Le dossier du CHUM (10 %), les défusions municipales (6 %) et l'élimination du déséquilibre fiscal (4 %) suivent dans l'ordre. Fait à noter, les trois premiers rangs sont les mêmes pour les électeurs fidèles au PLQ. Seul le règlement du déséquilibre fiscal passe avant les défusions chez les libéraux. La plupart des faits marquants «représentent des échecs ou des dérapages», remarque Christian Dufour. «C'est assez significatif d'un gouvernement qui ne semble pas en contrôle de ce qui se passe.» Le développement des éoliennes et le Plan Nord arrivent plus loin dans la tête des Québécois.
Forces et faiblesses
Un premier ministre doit gérer une foule de dossiers. Dans quel domaine les Québécois estiment-ils que Jean Charest a le mieux fait? Les relations internationales arrivent en tête de peloton (14 %), suivies de la protection de l'environnement (10 %), des relations fédérales-provinciales (10 %) et de l'économie
(9 %). Pas moins de 42 % ont dit ne pas savoir quoi répondre ou ont refusé de le faire. «C'est assez clair pour tout le monde que Charest fait un bon travail à l'étranger. Il aime ça et ça paraît», dit M. Bourque.
Les électeurs libéraux estiment plutôt que c'est la gestion de l'économie qui a été le point fort de leur premier ministre(25 %), suivie des relations fédérales-provinciales. «La marque de commerce des libéraux, c'est l'économie, dit Christian Bourque.

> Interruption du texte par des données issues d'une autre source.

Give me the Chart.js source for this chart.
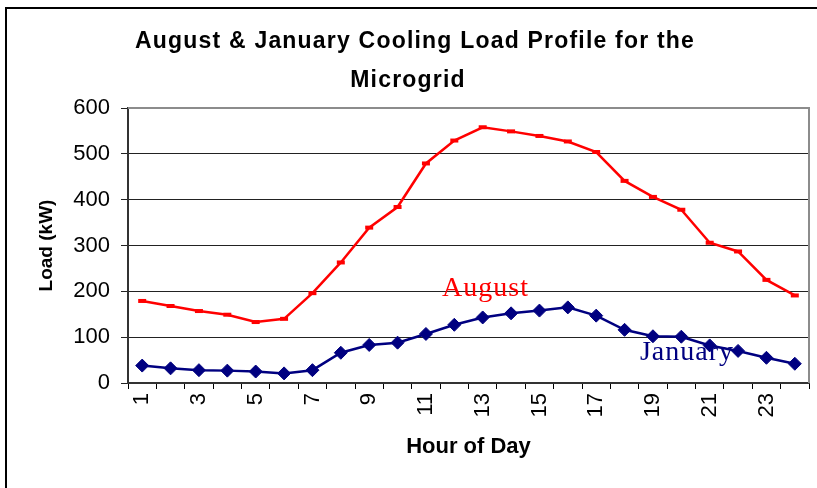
<!DOCTYPE html>
<html>
<head>
<meta charset="utf-8">
<script src="https://cdn.jsdelivr.net/npm/chart.js@4"></script>
<style>
  html, body { margin: 0; padding: 0; background: #fff; overflow: hidden; }
  #wrap { position: relative; width: 817px; height: 488px; }
  #frame { position: absolute; left: 5px; top: 7px; width: 900px; height: 600px; border: 2px solid #000; }
  canvas { position: absolute; left: 0; top: 0; }
</style>
</head>
<body>
<div id="wrap">
  <div id="frame"></div>
  <canvas id="chart" width="817" height="488"></canvas>
</div>
<script>
const hours = ["1","2","3","4","5","6","7","8","9","10","11","12","13","14","15","16","17","18","19","20","21","22","23","24"];
const augustLoad = [179, 168, 157, 149, 133, 140, 196, 263, 339, 384, 479, 529, 558, 549, 539, 527, 504, 441, 406, 378, 306, 287, 225, 191];
const januaryLoad = [38, 32, 28, 27, 25, 21, 28, 66, 83, 88, 107, 127, 143, 152, 158, 165, 147, 116, 102, 101, 82, 70, 55, 42];
const yTicks = [0, 100, 200, 300, 400, 500, 600];
const titleLines = ["August & January Cooling Load Profile for the", "Microgrid"];

// series names written inside the plot, next to their lines
const seriesLabels = [
  { text: "August", color: "#ff0000", hour: 13.1, value: 205 },
  { text: "January", color: "#000080", hour: 20.2, value: 66 }
];

const SANS = "'Liberation Sans', Arial, sans-serif";

const frameAndLabels = {
  id: "frameAndLabels",
  beforeDatasetsDraw(chart) {
    const { ctx, chartArea: a } = chart;
    ctx.save();
    ctx.strokeStyle = "#8c8c8c";
    ctx.lineWidth = 2;
    ctx.beginPath();
    ctx.moveTo(a.left, a.top);
    ctx.lineTo(a.right, a.top);
    ctx.lineTo(a.right, a.bottom);
    ctx.stroke();
    ctx.restore();
  },
  afterDatasetsDraw(chart) {
    const { ctx, scales } = chart;
    ctx.save();
    ctx.font = "28px 'Liberation Serif', 'Times New Roman', serif";
    ctx.letterSpacing = "1px";
    ctx.textAlign = "center";
    ctx.textBaseline = "middle";
    seriesLabels.forEach(l => {
      const x = scales.x.getPixelForValue(l.hour - 1);
      const y = scales.y.getPixelForValue(l.value);
      ctx.fillStyle = l.color;
      ctx.fillText(l.text, x, y);
    });
    ctx.restore();
  },
  afterDraw(chart) {
    // wide-set bold title, as in the original picture
    const { ctx } = chart;
    ctx.save();
    ctx.font = "bold 23px " + SANS;
    ctx.letterSpacing = "1.2px";
    ctx.fillStyle = "#000";
    ctx.textAlign = "center";
    ctx.textBaseline = "alphabetic";
    ctx.fillText(titleLines[0], 415, 48);
    ctx.fillText(titleLines[1], 408, 87);
    ctx.restore();
  }
};

new Chart(document.getElementById("chart").getContext("2d"), {
  type: "line",
  data: {
    labels: hours,
    datasets: [
      {
        label: "August",
        data: augustLoad,
        borderColor: "#ff0000",
        backgroundColor: "#ff0000",
        borderWidth: 2.5,
        pointStyle: "line",
        pointRadius: 4,
        pointBorderWidth: 4,
        tension: 0
      },
      {
        label: "January",
        data: januaryLoad,
        borderColor: "#000080",
        backgroundColor: "#000080",
        borderWidth: 2.5,
        pointStyle: "rectRot",
        pointRadius: 6.5,
        pointBorderWidth: 1,
        tension: 0
      }
    ]
  },
  options: {
    responsive: false,
    animation: false,
    layout: { padding: { left: 20, right: 8, top: 108, bottom: 28 } },
    plugins: {
      legend: { display: false },
      tooltip: { enabled: false },
      title: { display: false }
    },
    scales: {
      x: {
        type: "category",
        offset: true,
        grid: { offset: true, drawOnChartArea: false, drawTicks: true, tickLength: 6, color: "#000", lineWidth: 1 },
        border: { display: true, color: "#333", width: 2 },
        ticks: {
          autoSkip: false,
          maxRotation: 90,
          minRotation: 90,
          padding: 4,
          color: "#000",
          font: { family: SANS, size: 22 },
          callback: (v, i) => (i % 2 === 0 ? hours[i] : "")
        },
        title: {
          display: true,
          text: "Hour of Day",
          color: "#000",
          font: { family: SANS, size: 22, weight: "bold" },
          padding: { top: 0, bottom: 0 }
        },
        afterFit: s => { s.height = 77; s.paddingLeft = 0; s.paddingRight = 0; }
      },
      y: {
        min: 0,
        max: 600,
        afterBuildTicks: s => { s.ticks = yTicks.map(v => ({ value: v })); },
        grid: { color: "#222", lineWidth: 1, tickLength: 7, drawTicks: true },
        border: { display: true, color: "#333", width: 2 },
        ticks: {
          padding: 11,
          color: "#000",
          font: { family: SANS, size: 22 }
        },
        title: {
          display: true,
          text: "Load (kW)",
          color: "#000",
          font: { family: SANS, size: 19, weight: "bold" },
          padding: { top: 15, bottom: 0 }
        },
        afterFit: s => { s.width = 108; s.paddingTop = 0; s.paddingBottom = 0; }
      }
    }
  },
  plugins: [frameAndLabels]
});
</script>
</body>
</html>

On voit que les électeurs du PLQ sont encore là en grande partie pour cette raison, ce qui joue dans les résultats.»
Dans quel domaine a-t-il le moins fait bonne figure? La santé ressort nettement du lot (38 %). «Je ne suis pas surpris. C'est un sujet casse-gueule pour tous les premiers ministres, pas seulement Charest», dit Christian Bourque. La gestion des finances publiques arrive au deuxième rang (26 %), suivie de sa performance dans le réseau de l'éducation (8 %). Les électeurs fidèles au PLQ ont choisi les mêmes dossiers, dans le même ordre.
Mais en bout de piste, le bilan est-il aussi négatif que les gens semblent le croire? Christian Bourque nuance. «Oui, c'est négatif, mais tout n'est pas noir. Sinon, les libéraux n'auraient pas été réélus avec un gouvernement majoritaire en 2008.»